Standard: CCSS.MATH.3.OA.C.7
Mastering the times-table-6 is a turning point for Grade 3 mathematicians because it bridges the easier facts (2s, 5s, 10s) and the harder ones (7s, 8s, 9s) that come later. At ages 8-9, students are developing automaticity—the ability to recall facts without counting on fingers—which frees up mental energy for multi-step problem solving and word problems. The 6s appear constantly in real situations: measuring ingredients in half-dozen portions, calculating hours in a day (6 hours × 4 = one quarter of the day), or determining costs when items come in packs of 6. Students who solidify their 6s now build confidence and speed that makes division, fractions, and later algebra feel achievable rather than overwhelming. This fluency also reduces test anxiety because they're no longer mentally taxed by basic multiplication, allowing them to focus on understanding the math behind the numbers.
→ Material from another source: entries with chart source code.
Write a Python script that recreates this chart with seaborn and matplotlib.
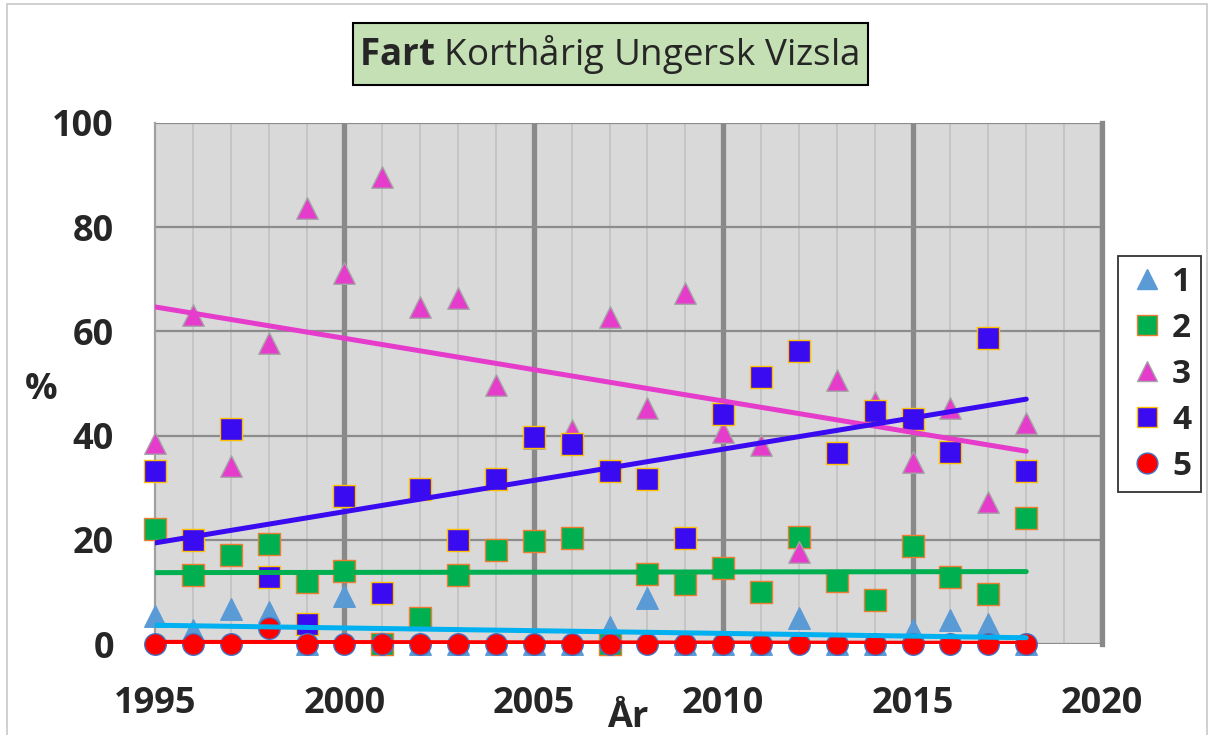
import numpy as np
import pandas as pd
import matplotlib
matplotlib.use("Agg")
import matplotlib.pyplot as plt
import seaborn as sns
from matplotlib.lines import Line2D
from matplotlib.patches import Rectangle

# ---------------- data ----------------
years = list(range(1995, 2019))
s1 = [5.4, 2.7, 6.7, 6.1, 0, 9.2, 0, 0, 0, 0, 0, 0, 3.3, 8.8, 0, 0, 0, 5.0, 0, 0, 2.7, 4.6, 3.8, 0]
s2 = [22.0, 13.2, 17.1, 19.2, 11.9, 14.0, 0, 5.0, 13.2, 18.0, 19.8, 20.3, 0, 13.4, 11.6, 14.5,
      10.0, 20.5, 12.1, 8.4, 18.8, 12.8, 9.6, 24.2]
s3 = [38.6, 63.1, 34.2, 57.8, 83.7, 71.2, 89.6, 64.7, 66.4, 49.7, 39.5, 41.0, 62.8, 45.3, 67.4,
      40.7, 38.2, 17.7, 50.7, 46.4, 35.0, 45.3, 27.2, 42.4]
s4 = [33.2, 20.0, 41.3, 12.8, 3.8, 28.4, 9.8, 29.7, 20.0, 31.7, 39.8, 38.3, 33.2, 31.7, 20.4,
      44.1, 51.2, 56.2, 36.7, 44.8, 43.2, 36.9, 58.7, 33.2]
s5 = [0, 0, 0, 3.0, 0, 0, 0, 0, 0, 0, 0, 0, 0, 0, 0, 0, 0, 0, 0, 0, 0, 0, 0, 0]

# trend lines (start/end values)
trend_years = [1995, 2018]
t1 = [3.6, 1.2]
t2 = [13.7, 13.9]
t3 = [64.7, 37.0]
t4 = [19.4, 47.0]
t5 = [0.4, 0.2]

labels = ["1", "2", "3", "4", "5"]
x_ticks = [1995, 2000, 2005, 2010, 2015, 2020]
y_ticks = [0, 20, 40, 60, 80, 100]

# ---------------- style ----------------
sns.set_style("white")
plt.rcParams["font.family"] = ["Open Sans", "DejaVu Sans"]
plt.rcParams["mathtext.fontset"] = "custom"
plt.rcParams["mathtext.rm"] = "Open Sans"
plt.rcParams["mathtext.bf"] = "Open Sans:bold"

W, H = 1213, 735
fig = plt.figure(figsize=(W / 100, H / 100), dpi=100)
fig.patch.set_facecolor("white")


def fx(px):
    return px / W


def fy(py):
    return 1 - py / H


ax = fig.add_axes([fx(155), fy(644), fx(1102) - fx(155), fy(123) - fy(644)])
ax.set_facecolor("#d9d9d9")

series = [
    (s1, "^", "#5b9bd5", "#5b9bd5", t1, "#00b0f0", 3.6),
    (s2, "s", "#00b050", "#ed7d31", t2, "#00b050", 3.6),
    (s3, "^", "#e63ccc", "#a5a5a5", t3, "#e63ccc", 3.6),
    (s4, "s", "#3a0af0", "#ffc000", t4, "#3a0af0", 3.6),
    (s5, "o", "#ff0000", "#4472c4", t5, "#ff0000", 3.0),
]
ms = {"^": 15.5, "s": 15.5, "o": 15.5}

for vals, mk, fc, ec, _, _, _ in series:
    df = pd.DataFrame({"year": years, "val": vals})
    sns.scatterplot(data=df, x="year", y="val", marker=mk, s=ms[mk] ** 2, color=fc,
                    edgecolor=ec, linewidth=1.0, ax=ax, zorder=3, legend=False)
    ax.collections[-1].set_clip_on(False)

for _, _, _, _, tv, tc, lw in series:
    sns.lineplot(x=trend_years, y=tv, color=tc, lw=lw, ax=ax, zorder=4,
                 solid_capstyle="round", legend=False)

ax.set_xlim(1995, 2020)
ax.set_ylim(0, 100)
ax.set_xticks(x_ticks)
ax.set_xticks(years + [2019], minor=True)
ax.set_yticks(y_ticks)
ax.set_xticklabels([str(t) for t in x_ticks])
ax.set_yticklabels([str(t) for t in y_ticks])

ax.grid(which="minor", axis="x", color="#bfbfbf", lw=1.1, zorder=0)
ax.grid(which="major", axis="x", color="#898989", lw=3.8, zorder=0)
ax.grid(which="major", axis="y", color="#8c8c8c", lw=1.6, zorder=0)
ax.set_axisbelow(True)
ax.get_xgridlines()[0].set_visible(False)

for side in ["top", "bottom"]:
    ax.spines[side].set_visible(False)
ax.spines["left"].set_color("#a0a0a0")
ax.spines["left"].set_linewidth(1.6)
ax.spines["right"].set_color("#898989")
ax.spines["right"].set_linewidth(3.8)

ax.tick_params(axis="y", which="major", length=9.5, width=1.4, color="#8c8c8c", pad=20,
               labelsize=26)
ax.tick_params(axis="x", which="major", length=6, width=1.4, color="#8c8c8c", pad=24,
               labelsize=26)
ax.tick_params(axis="x", which="minor", length=0)
for lab in ax.get_xticklabels() + ax.get_yticklabels():
    lab.set_fontweight("bold")
ax.set_xlabel("")
ax.set_ylabel("")

# axis titles
fig.text(fx(41), fy(390), "%", ha="center", va="center", fontsize=26, fontweight="bold")
fig.text(fx(628), fy(727), "År", ha="center", va="baseline", fontsize=26, fontweight="bold")

# title box
fig.patches.append(Rectangle((fx(353), fy(85)), fx(868) - fx(353), fy(23) - fy(85),
                             transform=fig.transFigure, facecolor="#c5e0b4",
                             edgecolor="black", lw=1.5, zorder=1))
fig.text(fx(609), fy(55), r"$\bf{Fart}$ Korthårig Ungersk Vizsla", ha="center",
         va="center", fontsize=26.5, zorder=2)

# outer border
fig.patches.append(Rectangle((fx(7), fy(740)), fx(1207) - fx(7), fy(4) - fy(740),
                             transform=fig.transFigure, facecolor="none",
                             edgecolor="#c8c8c8", lw=1.2, zorder=0))

# legend
handles = []
for vals, mk, fc, ec, _, _, _ in series:
    handles.append(Line2D([], [], ls="", marker=mk, ms=ms[mk] - 0.5, markerfacecolor=fc,
                          markeredgecolor=ec, markeredgewidth=1.0))
leg = fig.legend(handles, labels, loc="upper left", bbox_to_anchor=(fx(1118), fy(256)),
                 frameon=True, fancybox=False, edgecolor="black",
                 prop={"family": "Open Sans", "weight": "bold", "size": 24},
                 borderpad=0.29, handlelength=1.16, handletextpad=0.17, labelspacing=0.39,
                 borderaxespad=0)
leg.get_frame().set_linewidth(1.3)

fig.savefig("out.png", dpi=100)
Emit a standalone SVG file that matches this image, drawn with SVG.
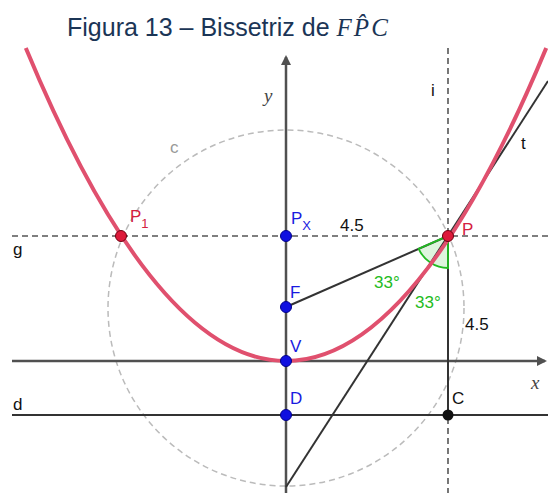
<svg xmlns="http://www.w3.org/2000/svg" width="548" height="493" viewBox="0 0 548 493">
<defs>
<marker id="arr" markerWidth="10" markerHeight="10" refX="8" refY="5" orient="auto" markerUnits="userSpaceOnUse">
<path d="M0,0 L10,5 L0,10 Z" fill="#505050"/>
</marker>
<style>
.axis{stroke:#505050;stroke-width:2.5;fill:none}
.ln{stroke:#333;stroke-width:2;fill:none}
.dash{stroke:#555;stroke-width:1.6;stroke-dasharray:6,4;fill:none}
.circ{stroke:#bbb;stroke-width:1.5;stroke-dasharray:6,4;fill:none}
.par{stroke:#e0506e;stroke-width:4;fill:none}
.lbl{font-family:"Liberation Sans",Arial,sans-serif;font-size:17px}
.blue{fill:#1a1ae0}
.red{fill:#d4203f}
.blk{fill:#111}
.grn{fill:#22bb22}
.ax{font-family:"Liberation Serif",serif;font-style:italic;font-size:19px;fill:#444}
.pb{fill:#1010e0;stroke:#00008a;stroke-width:1}
.pr{fill:#dd1a3a;stroke:#700010;stroke-width:1}
</style>
</defs>
<rect width="548" height="493" fill="#fff"/>
<g id="title">
<text x="67" y="36" font-family="Liberation Sans,Arial,sans-serif" font-size="25" fill="#1b3556">Figura 13 – Bissetriz de <tspan font-family="Liberation Serif,serif" font-style="italic" font-size="25">F</tspan><tspan font-family="Liberation Serif,serif" font-style="italic" font-size="25" dx="2">P̂</tspan><tspan font-family="Liberation Serif,serif" font-style="italic" font-size="25" dx="2">C</tspan></text>
</g>
<g id="connectors">
<circle id="c" class="circ" cx="286" cy="308" r="178"/>
<line id="g" class="dash" x1="12" y1="236" x2="548" y2="236"/>
<line id="i" class="dash" x1="448" y1="48" x2="448" y2="493"/>
<line id="xaxis" class="axis" x1="12" y1="361" x2="545" y2="361" marker-end="url(#arr)"/>
<line id="yaxis" class="axis" x1="286" y1="493" x2="286" y2="57" marker-end="url(#arr)"/>
<line id="d" class="ln" x1="12" y1="415" x2="548" y2="415"/>
<line id="PC" class="ln" x1="448" y1="236" x2="448" y2="415"/>
<line id="PF" class="ln" x1="448" y1="236" x2="286" y2="307"/>
<path id="angle" d="M448,236 L448,268 A32,32 0 0 1 418.7,248.8 Z" fill="#22bb22" fill-opacity="0.15" stroke="#22bb22" stroke-width="1.8"/>
<line id="t" class="ln" x1="286" y1="487" x2="548" y2="81"/>
<path id="parabola" class="par" d="M25.8,48 Q286,674 546.2,48"/>
</g>
<g id="labels">
<text class="lbl" x="170" y="153" fill="#999">c</text>
<text class="ax" x="264" y="102">y</text>
<text class="ax" x="531" y="389">x</text>
<text class="lbl blk" x="431" y="96">i</text>
<text class="lbl blk" x="521" y="149">t</text>
<text class="lbl blk" x="13" y="255">g</text>
<text class="lbl blk" x="13" y="410">d</text>
<text class="lbl blk" x="340" y="231">4.5</text>
<text class="lbl blk" x="465" y="330">4.5</text>
<text class="lbl grn" x="374" y="288">33°</text>
<text class="lbl grn" x="415" y="308">33°</text>
</g>
<g id="P1"><circle class="pr" cx="121" cy="236" r="5.5"/><text class="lbl red" x="130" y="222">P<tspan font-size="13" dy="6">1</tspan></text></g>
<g id="Px"><circle class="pb" cx="286" cy="236" r="5.5"/><text class="lbl blue" x="291" y="224">P<tspan font-size="13" dy="6">X</tspan></text></g>
<g id="P"><circle class="pr" cx="448" cy="236" r="5.5"/><text class="lbl red" x="462" y="235">P</text></g>
<g id="F"><circle class="pb" cx="286" cy="307" r="5.5"/><text class="lbl blue" x="290" y="298">F</text></g>
<g id="V"><circle class="pb" cx="286" cy="361" r="5.5"/><text class="lbl blue" x="290" y="352">V</text></g>
<g id="D"><circle class="pb" cx="286" cy="415" r="5.5"/><text class="lbl blue" x="290" y="404">D</text></g>
<g id="C"><circle cx="448" cy="415" r="5.5" fill="#111"/><text class="lbl blk" x="452" y="404">C</text></g>
</svg>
Grade 3 students often confuse the 6s with the 5s or 7s, especially when facts blur together under pressure—they'll write 6 × 7 = 42 instead of 42 being 6 × 7 correctly but then say 6 × 8 = 42 too. Another common error is skipping: they'll jump by 6 five times instead of six times and land on 30 instead of 36 when finding 6 × 6. Watch for hesitation and finger-counting on sums like 6 × 9 or 6 × 8; these are the "sticking points" that slow fluency. If a student reverses facts (saying 6 × 4 = 24 but 4 × 6 = 18), they haven't yet grasped that multiplication is commutative.
Create a "6-pack hunt" at home: ask your child to find real items that come in groups of 6—eggs in a carton, crayons in a box, or cookies on a tray. Have them count the groups aloud (6, 12, 18, 24...) and write the matching multiplication sentence: "3 groups of 6 = 3 × 6 = 18." This concrete, hands-on skip-counting anchors the pattern in memory far better than flash cards alone and shows that multiplication describes real quantities, not just abstract numbers.